Computer weekly article reports "Chief information officers should become chief integration officers if they want to stay relevant in 2015."... read the article and tell us what you think...
CIOs have the opportunity to be the driving force for strategic projects, as companies invest in digital, analytic and cloud technologies across their organisations.
But IT leaders risk being relegated to a “care and feeding” role if they do not take the initiative, according to business advisory firm Deloitte.
CIOs are uniquely positioned to balance the potential of emerging technologies with the complexity and risks they incur, said David Tansley, technology partner at Deloitte.
“We need to recognise the CIO as the linchpin, capable of understanding the complex information flows, from business to customers, consumers and suppliers,” he said in an interview with Computer Weekly.
To remain relevant, CIOs need to put their company’s own internal technology in order and reposition their own roles to focus less on technology management, and more on business strategy.
By acting as chief integration officers, CIOs can serve as the glue linking initiatives across the business together, rather than risk being marginalised
David Tansley, Deloitte
“We think CIOs are under siege. Unfairly, the CIO is often seen more as cost centre than an agent of change, and an impediment to innovation, but we think the CIO role is critical for businesses,” said Tansley.
By acting as chief integration officers, CIOs can serve as the glue linking initiatives across the business together, rather than risk being marginalised, Deloitte argues in a research study.
Tackling legacy systems
The starting point for most CIOs this year will be to tackle their outdated IT systems.
Many company systems are decades old and have been kept going because they continue to perform a critical role, Deloitte reveals in its Tech Trends 2015 report.
But old technology is becoming increasingly difficult to maintain, as companies invest more in new customer-facing IT systems, that often require difficult integration work.
“CIOs can no longer afford to put off that legacy issue. There are years' worth of spaghetti to unravel,” said Tansley.
Companies are adopting a range of strategies to upgrade their creaking IT systems, from big bang transformation projects to incremental improvements tagged on to existing IT projects.
But in some cases companies are making a conscious decision to keep their legacy systems as they are.
That means taking steps to retain people with the skills needed to run those systems, introducing change freezes and banning any IT work that might affect the stability of legacy systems.
“That is more positive than doing nothing,” said Tansley. “Look at the feasibility of replacing, remediating and revitalising legacy systems and take positive action. You can’t ignore it,” he said.
APIs for data sharing
Application programming interfaces (APIs) will prove to be one of the most critical tools for CIOs in 2015, Tansley predicted.
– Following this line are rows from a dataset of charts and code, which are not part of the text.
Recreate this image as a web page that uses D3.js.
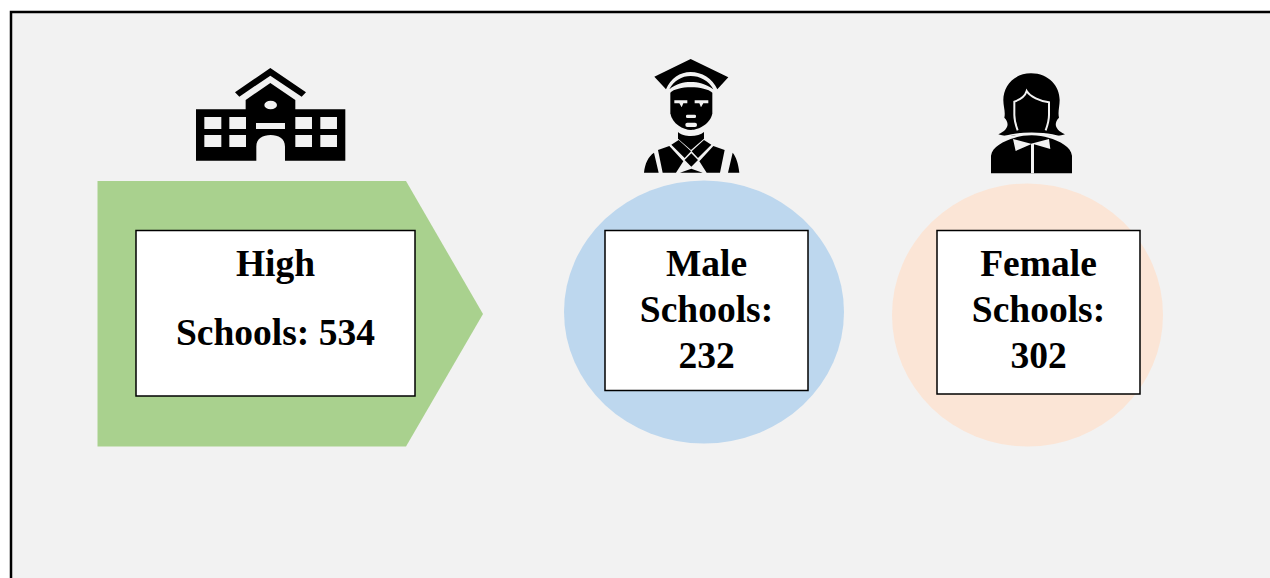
<!DOCTYPE html>
<html>
<head>
<meta charset="utf-8">
<script src="https://cdn.jsdelivr.net/npm/d3@7"></script>
<style>
  html, body { margin: 0; padding: 0; background: #fff; overflow: hidden; }
  text { font-family: "Liberation Serif", serif; font-weight: bold; fill: #000; }
</style>
</head>
<body>
<script>
const width = 1270;
const height = 578;
const bg = '#f2f2f2';

// what the graphic says
const categories = ['High Schools', 'Male Schools', 'Female Schools'];
const counts = [534, 232, 302];
const labelLines = [
  ['High', `Schools: ${counts[0]}`],
  ['Male', 'Schools:', `${counts[1]}`],
  ['Female', 'Schools:', `${counts[2]}`]
];

const svg = d3
  .select('body')
  .append('svg')
  .attr('width', width)
  .attr('height', height)
  .style('display', 'block');

// frame runs off the right and bottom of the page
svg
  .append('rect')
  .attr('x', 11)
  .attr('y', 12)
  .attr('width', width + 20)
  .attr('height', height + 20)
  .attr('fill', bg)
  .attr('stroke', '#000')
  .attr('stroke-width', 2.5);

// backing shapes
const line = d3.line();
svg
  .append('path')
  .attr('d', line([[97.5, 181], [406, 181], [483, 314], [406, 446.5], [97.5, 446.5]]) + 'Z')
  .attr('fill', '#a9d18e');

svg
  .append('ellipse')
  .attr('cx', 704)
  .attr('cy', 312)
  .attr('rx', 140)
  .attr('ry', 131.5)
  .attr('fill', '#bdd7ee');

svg
  .append('ellipse')
  .attr('cx', 1027.5)
  .attr('cy', 315)
  .attr('rx', 135.5)
  .attr('ry', 131.5)
  .attr('fill', '#fbe5d6');

// label boxes
const boxes = [
  { x: 136, y: 230.5, w: 279, h: 165.5, cx: 275.5, base: [276, 345] },
  { x: 605, y: 230.5, w: 203, h: 160, cx: 706.5, base: [276, 322, 368] },
  { x: 937, y: 230.5, w: 203, h: 163.5, cx: 1038.5, base: [276, 322, 368] }
];

const box = svg
  .selectAll('.box')
  .data(categories)
  .enter()
  .append('g')
  .attr('class', 'box');

box
  .append('rect')
  .attr('x', (d, i) => boxes[i].x)
  .attr('y', (d, i) => boxes[i].y)
  .attr('width', (d, i) => boxes[i].w)
  .attr('height', (d, i) => boxes[i].h)
  .attr('fill', '#fff')
  .attr('stroke', '#000')
  .attr('stroke-width', 1.5);

box.each(function(d, i) {
  d3.select(this)
    .selectAll('text')
    .data(labelLines[i])
    .enter()
    .append('text')
    .attr('x', boxes[i].cx)
    .attr('y', (t, j) => boxes[i].base[j])
    .attr('text-anchor', 'middle')
    .attr('font-size', 37.5)
    .text((t) => t);
});

// icons, traced at 3x and scaled down
const school = svg.append('g').attr('transform', 'translate(180,55) scale(0.3333)');
school
  .append('path')
  .attr('d', 'M165,112 L271,39 L378,112 L365,125 L271,62 L178,125 Z');
school
  .append('path')
  .attr('fill-rule', 'evenodd')
  .attr('d', 'M48,163 H197 V135 L271,84 L346,135 V163 H496 V317 H315 V275 C315,250 295,240 272,240 C249,240 229,250 229,275 V317 H48 Z'
    + 'M73,186 H124 V222 H73 Z M148,186 H198 V222 H148 Z M73,240 H124 V276 H73 Z M148,240 H198 V276 H148 Z'
    + 'M346,186 H396 V222 H346 Z M421,186 H471 V222 H421 Z M346,240 H396 V276 H346 Z M421,240 H471 V276 H421 Z'
    + 'M228,204 H315 V222 H228 Z'
    + 'M253,150 A19,13 0 1 0 291,150 A19,13 0 1 0 253,150 Z');

const graduate = svg.append('g').attr('transform', 'translate(630,50) scale(0.3333)');
graduate
  .append('path')
  .attr('d', 'M73,80 L182,27 L295,82 L262,118 C248,85 215,66 182,66 C150,66 122,85 108,118 Z');
graduate
  .append('path')
  .attr('d', 'M118,118 C132,92 155,78 182,78 C210,78 236,92 250,118 C225,100 205,96 182,96 C160,96 140,100 118,118 Z');
graduate
  .append('path')
  .attr('d', 'M121,128 C140,106 225,106 247,128 V190 C242,222 205,240 183,240 C160,240 126,222 121,190 Z');
graduate
  .append('path')
  .attr('fill', bg)
  .attr('d', 'M133,151 H172 V160 H160 L155,172 L148,160 H133 Z M194,151 H235 V160 H220 L213,172 L208,160 H194 Z');
graduate
  .append('rect')
  .attr('x', 168).attr('y', 194).attr('width', 30).attr('height', 10).attr('rx', 4)
  .attr('fill', bg);
graduate
  .append('rect')
  .attr('x', 166).attr('y', 218).attr('width', 35).attr('height', 13).attr('rx', 6)
  .attr('fill', bg);
graduate
  .append('path')
  .attr('d', 'M144,246 C160,262 205,262 222,246 V266 L183,300 L144,266 Z');
graduate
  .append('path')
  .attr('d', 'M42,368 C45,340 55,320 72,308 L86,368 Z'
    + 'M294,368 L308,308 C318,320 325,340 328,368 Z'
    + 'M84,300 L118,288 L160,334 L138,368 H98 Z'
    + 'M284,300 L250,288 L208,334 L230,368 H270 Z'
    + 'M124,284 L146,270 L183,304 L164,324 Z'
    + 'M244,284 L222,270 L185,304 L204,324 Z'
    + 'M184,310 L204,330 L184,350 L164,330 Z'
    + 'M150,368 L184,356 L218,368 Z');

const female = svg.append('g').attr('transform', 'translate(975,65) scale(0.3333)');
female
  .append('path')
  .attr('d', 'M168,25 C115,25 85,65 85,105 C85,125 92,140 88,158 C105,175 100,195 70,208 C100,218 125,210 135,205 H205 C215,210 240,218 270,208 C240,195 235,175 252,158 C248,140 254,125 254,105 C254,65 222,25 168,25 Z');
// outline of the face, open at the chin
female
  .append('path')
  .attr('d', 'M128,196 C122,180 118,165 118,150 V110 C138,103 150,95 155,78 C165,95 195,108 222,112 V150 C222,165 218,180 212,196')
  .attr('fill', 'none')
  .attr('stroke', bg)
  .attr('stroke-width', 6);
female
  .append('path')
  .attr('d', 'M48,325 V272 C52,245 85,228 120,218 C145,208 195,208 220,218 C255,228 288,245 291,272 V325 Z');
female
  .append('path')
  .attr('d', 'M66,226 C110,198 230,198 274,226')
  .attr('fill', 'none')
  .attr('stroke', bg)
  .attr('stroke-width', 5);
female
  .append('path')
  .attr('fill', bg)
  .attr('d', 'M114,222 L168,236 L222,222 L226,252 L177,238 V325 H168 V238 L122,258 Z');
</script>
</body>
</html>
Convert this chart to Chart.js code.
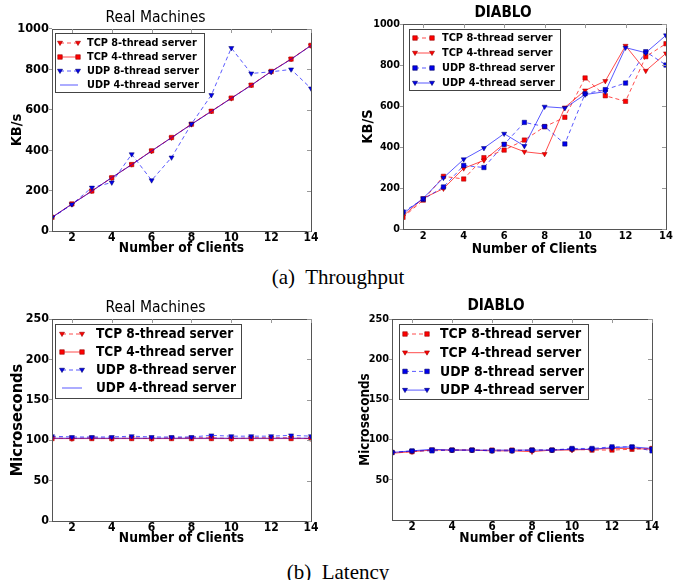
<!DOCTYPE html>
<html>
<head>
<meta charset="utf-8">
<script src="https://cdn.jsdelivr.net/npm/chart.js@4.4.1/dist/chart.umd.min.js"></script>
<style>
body { margin:0; background:#fff; width:676px; height:580px; position:relative; overflow:hidden; }
canvas { position:absolute; }
.cap { position:absolute; left:0; width:676px; text-align:center; font-family:"Liberation Serif", "Times New Roman", serif; font-size:21px; line-height:24px; color:#000; }
</style>
</head>
<body>
<canvas id="tputReal" width="321" height="258" style="left:0;top:0"></canvas>
<canvas id="tputDiablo" width="336" height="258" style="left:340px;top:0"></canvas>
<div class="cap" style="top:265px">(a)&nbsp; Throughput</div>
<canvas id="latReal" width="321" height="263" style="left:0;top:285px"></canvas>
<canvas id="latDiablo" width="336" height="263" style="left:340px;top:285px"></canvas>
<div class="cap" style="top:560px">(b)&nbsp; Latency</div>

<script>
// x axis: number of clients
const clients = [1, 2, 3, 4, 5, 6, 7, 8, 9, 10, 11, 12, 13, 14];
const clientTicks = [2, 4, 6, 8, 10, 12, 14];
const tputTicks = [0, 200, 400, 600, 800, 1000];
const latTicksReal = [0, 50, 100, 150, 200, 250];
const latTicksDiablo = [50, 100, 150, 200, 250];

// throughput (KB/s), real machines
const realTputTcp8 = [67, 133, 199, 263, 330, 396, 462, 528, 594, 657, 723, 789, 852, 918];
const realTputTcp4 = [68, 134, 198, 264, 329, 397, 463, 529, 593, 658, 722, 790, 851, 919];
const realTputUdp8 = [66, 132, 215, 240, 380, 251, 364, 530, 673, 906, 780, 788, 800, 706];
const realTputUdp4 = [67, 133, 197, 265, 328, 396, 462, 528, 592, 657, 721, 789, 850, 918];

// throughput (KB/s), DIABLO
const diabloTputTcp8 = [57, 141, 257, 244, 348, 385, 434, 499, 545, 737, 650, 623, 841, 904];
const diabloTputTcp4 = [63, 150, 197, 296, 335, 415, 377, 366, 593, 676, 722, 894, 772, 857];
const diabloTputUdp8 = [83, 145, 205, 310, 300, 413, 520, 500, 415, 660, 680, 712, 865, 800];
const diabloTputUdp4 = [75, 150, 250, 340, 395, 465, 405, 597, 590, 656, 670, 885, 860, 945];

// latency (microseconds), real machines
const realLatTcp8 = [103, 102, 103, 102, 103, 102, 103, 103, 103, 102, 103, 103, 103, 102];
const realLatTcp4 = [102, 102, 102, 102, 102, 102, 102, 102, 102, 102, 102, 102, 102, 102];
const realLatUdp8 = [105, 104, 104, 104, 105, 104, 104, 104, 106, 105, 105, 105, 106, 105];
const realLatUdp4 = [102.5, 102.5, 102.5, 102.5, 102.5, 102.5, 102.5, 102.5, 102.5, 102.5, 102.5, 102.5, 102.5, 102.5];

// latency (microseconds), DIABLO
const diabloLatTcp8 = [84, 85, 87, 87, 87, 87, 87, 87, 87, 88, 87, 87, 88, 89];
const diabloLatTcp4 = [83, 85, 87, 87, 87, 86, 86, 85, 87, 87, 88, 89, 89, 88];
const diabloLatUdp8 = [84, 86, 86, 87, 87, 86, 86, 87, 87, 89, 89, 91, 91, 86];
const diabloLatUdp4 = [84, 86, 88, 87, 87, 87, 87, 87, 87, 88, 88, 90, 91, 89];

const LABELS = ['TCP 8-thread server', 'TCP 4-thread server', 'UDP 8-thread server', 'UDP 4-thread server'];
const FONT = '"DejaVu Sans Condensed", "DejaVu Sans", sans-serif';

// line styles
const RED_LINE = 'rgba(255,0,0,0.7)';
const BLUE_LINE = 'rgba(0,0,255,0.65)';
const RED = { line: RED_LINE, fill: '#ff0000', edge: '#990000' };
const BLUE = { line: BLUE_LINE, fill: '#0000ee', edge: '#000066' };

// real machines: triangles on 8-thread, squares on TCP 4, plain line on UDP 4
const realStyles = [
    Object.assign({ dash: true, marker: 'tri' }, RED),
    Object.assign({ dash: false, marker: 'rect' }, RED),
    Object.assign({ dash: true, marker: 'tri' }, BLUE),
    Object.assign({ dash: false, marker: null }, BLUE)
];
// DIABLO: squares on 8-thread (dashed), triangles on 4-thread (solid)
const diabloStyles = [
    Object.assign({ dash: true, marker: 'rect' }, RED),
    Object.assign({ dash: false, marker: 'tri' }, RED),
    Object.assign({ dash: true, marker: 'rect' }, BLUE),
    Object.assign({ dash: false, marker: 'tri' }, BLUE)
];

function drawMarker(ctx, kind, x, y, size) {
    ctx.beginPath();
    if (kind === 'rect') {
        ctx.rect(x - size / 2, y - size / 2, size, size);
    } else {
        ctx.moveTo(x - size / 2, y - size * 0.35);
        ctx.lineTo(x + size / 2, y - size * 0.35);
        ctx.lineTo(x, y + size * 0.5);
        ctx.closePath();
    }
    ctx.fill();
    ctx.stroke();
}

// frame round the plot area + small inward ticks on the top/right spines
const framePlugin = {
    id: 'frame',
    afterDatasetsDraw(chart) {
        const { ctx, chartArea: a, scales } = chart;
        ctx.save();
        ctx.strokeStyle = '#555';
        ctx.lineWidth = 1;
        ctx.strokeRect(Math.round(a.left) + 0.5, Math.round(a.top) + 0.5,
            Math.round(a.right - a.left), Math.round(a.bottom - a.top));
        ctx.strokeStyle = '#999';
        ctx.beginPath();
        scales.y.ticks.forEach(t => {
            const py = Math.round(scales.y.getPixelForValue(t.value)) + 0.5;
            ctx.moveTo(a.right - 4, py); ctx.lineTo(a.right, py);
        });
        scales.x.ticks.forEach(t => {
            const px = Math.round(scales.x.getPixelForValue(t.value)) + 0.5;
            ctx.moveTo(px, a.top); ctx.lineTo(px, a.top + 4);
        });
        ctx.stroke();
        ctx.restore();
    }
};

// boxed legend inside the axes, markers at both ends of the sample line
const boxLegendPlugin = {
    id: 'boxLegend',
    afterDraw(chart, args, lg) {
        if (!lg || !lg.w) return;
        const ctx = chart.ctx;
        ctx.save();
        ctx.fillStyle = '#fff';
        ctx.fillRect(lg.x, lg.y, lg.w, lg.h);
        ctx.strokeStyle = '#444';
        ctx.lineWidth = 1;
        ctx.strokeRect(lg.x + 0.5, lg.y + 0.5, lg.w, lg.h);
        ctx.font = 'bold ' + lg.size + 'px ' + FONT;
        ctx.textBaseline = 'middle';
        chart.data.datasets.forEach((ds, i) => {
            const y = lg.y + lg.first + i * lg.gap;
            ctx.strokeStyle = ds.borderColor;
            ctx.lineWidth = 1;
            ctx.setLineDash(ds.borderDash);
            ctx.beginPath();
            ctx.moveTo(lg.x0, y); ctx.lineTo(lg.x1, y);
            ctx.stroke();
            ctx.setLineDash([]);
            if (ds.mk) {
                ctx.fillStyle = ds.pointBackgroundColor;
                ctx.strokeStyle = ds.pointBorderColor;
                ctx.lineWidth = 0.6;
                drawMarker(ctx, ds.mk, lg.x0, y, ds.mkSize);
                drawMarker(ctx, ds.mk, lg.x1, y, ds.mkSize);
            }
            ctx.fillStyle = '#000';
            ctx.fillText(ds.label, lg.tx, y + 0.5);
        });
        ctx.restore();
    }
};

function buildDatasets(seriesData, styles) {
    return seriesData.map((vals, i) => {
        const st = styles[i];
        return {
            label: LABELS[i],
            data: clients.map((c, j) => ({ x: c, y: vals[j] })),
            borderColor: st.line,
            borderWidth: 1,
            borderDash: st.dash ? [4, 3] : [],
            tension: 0,
            mk: st.marker,
            mkSize: st.marker === 'rect' ? 4.5 : 5,
            pointStyle: st.marker === 'rect' ? 'rect' : (st.marker ? 'triangle' : false),
            pointRotation: st.marker === 'tri' ? 180 : 0,
            pointRadius: st.marker ? (st.marker === 'rect' ? 3.1 : 2.9) : 0,
            pointBackgroundColor: st.fill,
            pointBorderColor: st.edge,
            pointBorderWidth: 0.5,
            order: seriesData.length - i
        };
    });
}

function makePanel(id, p) {
    const font = (size, weight) => ({ family: FONT, size: size, weight: weight || 'bold' });
    return new Chart(document.getElementById(id), {
        type: 'line',
        data: { datasets: buildDatasets(p.series, p.styles) },
        plugins: [framePlugin, boxLegendPlugin],
        options: {
            responsive: false,
            animation: false,
            layout: { padding: { left: 0, right: p.padRight, top: 0, bottom: 0 } },
            plugins: {
                legend: { display: false },
                tooltip: { enabled: false },
                title: {
                    display: true, text: p.title, color: '#000',
                    font: font(p.titleSize, p.titleWeight),
                    padding: { top: p.titlePadTop, bottom: p.titlePadBottom }
                },
                boxLegend: p.legend
            },
            scales: {
                x: {
                    type: 'linear', min: 1, max: 14,
                    afterBuildTicks: sc => { sc.ticks = clientTicks.map(v => ({ value: v })); },
                    afterFit: sc => { sc.height = p.xHeight; },
                    grid: { drawOnChartArea: false, drawTicks: false },
                    border: { display: false },
                    ticks: { color: '#000', font: font(p.xTickSize), padding: p.xTickPad, maxRotation: 0, autoSkip: false,
                             callback: v => String(v) },
                    title: {
                        display: true, text: 'Number of Clients', color: '#000',
                        font: font(13.7), padding: { top: 0, bottom: p.xTitlePad }
                    }
                },
                y: {
                    type: 'linear', min: p.yMin, max: p.yMax,
                    afterBuildTicks: sc => { sc.ticks = p.yTicks.map(v => ({ value: v })); },
                    afterFit: sc => { sc.width = p.yWidth; },
                    grid: { drawOnChartArea: false, drawTicks: true, tickLength: 3, color: '#999' },
                    border: { display: false },
                    ticks: { color: '#000', font: font(p.yTickSize), padding: 0, autoSkip: false,
                             callback: v => String(v) },
                    title: {
                        display: true, text: p.yTitle, color: '#000',
                        font: font(p.yTitleSize), padding: { top: p.yTitlePad, bottom: 0 }
                    }
                }
            }
        }
    });
}

// --- (a) throughput ---
makePanel('tputReal', {
    series: [realTputTcp8, realTputTcp4, realTputUdp8, realTputUdp4], styles: realStyles,
    title: 'Real Machines', titleSize: 15.5, titleWeight: 'normal', titlePadTop: 8.7, titlePadBottom: 1.7,
    padRight: 10, xHeight: 27, yWidth: 52,
    xTickSize: 12, xTickPad: 0, xTitlePad: 1,
    yMin: 0, yMax: 1000, yTicks: tputTicks, yTickSize: 12.7,
    yTitle: 'KB/s', yTitleSize: 14.5, yTitlePad: 8.3,
    legend: { x: 55, y: 33, w: 149, h: 59, first: 10, gap: 14, x0: 60, x1: 78, tx: 87, size: 10.8 }
});

makePanel('tputDiablo', {
    series: [diabloTputTcp8, diabloTputTcp4, diabloTputUdp8, diabloTputUdp4], styles: diabloStyles,
    title: 'DIABLO', titleSize: 15.2, titleWeight: 'bold', titlePadTop: 4.2, titlePadBottom: 1.6,
    padRight: 10, xHeight: 29, yWidth: 63,
    xTickSize: 11, xTickPad: 1, xTitlePad: 0,
    yMin: 0, yMax: 1000, yTicks: tputTicks, yTickSize: 10.7,
    yTitle: 'KB/S', yTitleSize: 14.5, yTitlePad: 19.3,
    legend: { x: 69, y: 29, w: 151, h: 61, first: 9, gap: 15, x0: 75, x1: 92, tx: 102, size: 10.9 }
});

// --- (b) latency ---
makePanel('latReal', {
    series: [realLatTcp8, realLatTcp4, realLatUdp8, realLatUdp4], styles: realStyles,
    title: 'Real Machines', titleSize: 15.5, titleWeight: 'normal', titlePadTop: 13.7, titlePadBottom: 1.7,
    padRight: 10, xHeight: 27, yWidth: 52,
    xTickSize: 12, xTickPad: 0, xTitlePad: 1.5,
    yMin: 0, yMax: 250, yTicks: latTicksReal, yTickSize: 12.4,
    yTitle: 'Microseconds', yTitleSize: 16.3, yTitlePad: 7.7,
    legend: { x: 55, y: 39, w: 186, h: 74, first: 10, gap: 18, x0: 62, x1: 82, tx: 96, size: 13.5 }
});

makePanel('latDiablo', {
    series: [diabloLatTcp8, diabloLatTcp4, diabloLatUdp8, diabloLatUdp4], styles: diabloStyles,
    title: 'DIABLO', titleSize: 15.2, titleWeight: 'bold', titlePadTop: 11.9, titlePadBottom: 3.9,
    padRight: 24, xHeight: 28, yWidth: 52,
    xTickSize: 11.5, xTickPad: 0, xTitlePad: 1.8,
    yMin: 0, yMax: 250, yTicks: latTicksDiablo, yTickSize: 10.8,
    yTitle: 'Microseconds', yTitleSize: 13.4, yTitlePad: 17,
    legend: { x: 59, y: 39, w: 189, h: 75, first: 10, gap: 18.7, x0: 65, x1: 87, tx: 100, size: 13.9 }
});
</script>
</body>
</html>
APIs – programming interfaces that allow businesses to share data – are no longer simply a development technique, but have now become a board room issue, as companies look to generate more value from their data.
CIOs have the opportunity to develop APIs that will allow companies to share data with their suppliers, customers and business partners in innovative ways.
“Any business in any sector is unlikely to thrive unless it is part of a common ecosystem with different ways of interacting with suppliers and customers. That requires companies to find new ways of exploiting data in their systems,” said Tansley.
According to Deloitte, a wide range of industries, including finance, media, telecommunications, travel, tourism and government departments, are now embracing APIs to share data.
The number of publicly available APIs has doubled over the past 18 months, with more than 10,000 published to date.
The internet of things
The demand for APIs will grow as the internet of things – internet-connected sensors – begins to affect businesses.
According to Deloitte, an estimated 11 billion sensors are already deployed in production lines, vehicles, containers, offices and homes, which could be linked to the internet to develop innovative applications.
“CIOs should be looking at opportunities to interact computing power with embedded devices in a far more intelligent, interactive way, that enables businesses to do new things,” said Tansley.
For example, in the future it may be possible to track someone’s car using number plate recognition, combine that with location information from their mobile phone, and infer that they are going to be late for their flight – information that could be passed on to the airline.
Mind the skills gap
One of the biggest challenges facing CIOs this year will to find and retain the skilled IT professionals to drive innovation and manage the introduction of emerging technologies.
Scarcity of talent is significant concern across many industries, Deloitte argues, with some organisations facing skills gaps on multiple fronts.
Over time, artificial intelligence will replace many professional jobs, and as a result, coders, architects and software engineers will become more important, and employees with deep knowledge of the working of the organisation will become critical.
“The winning organisations will have access to the best talent – that is absolutely key. We not only need skilled developers, but creative people and design people who understand how to interact with customers,” he said.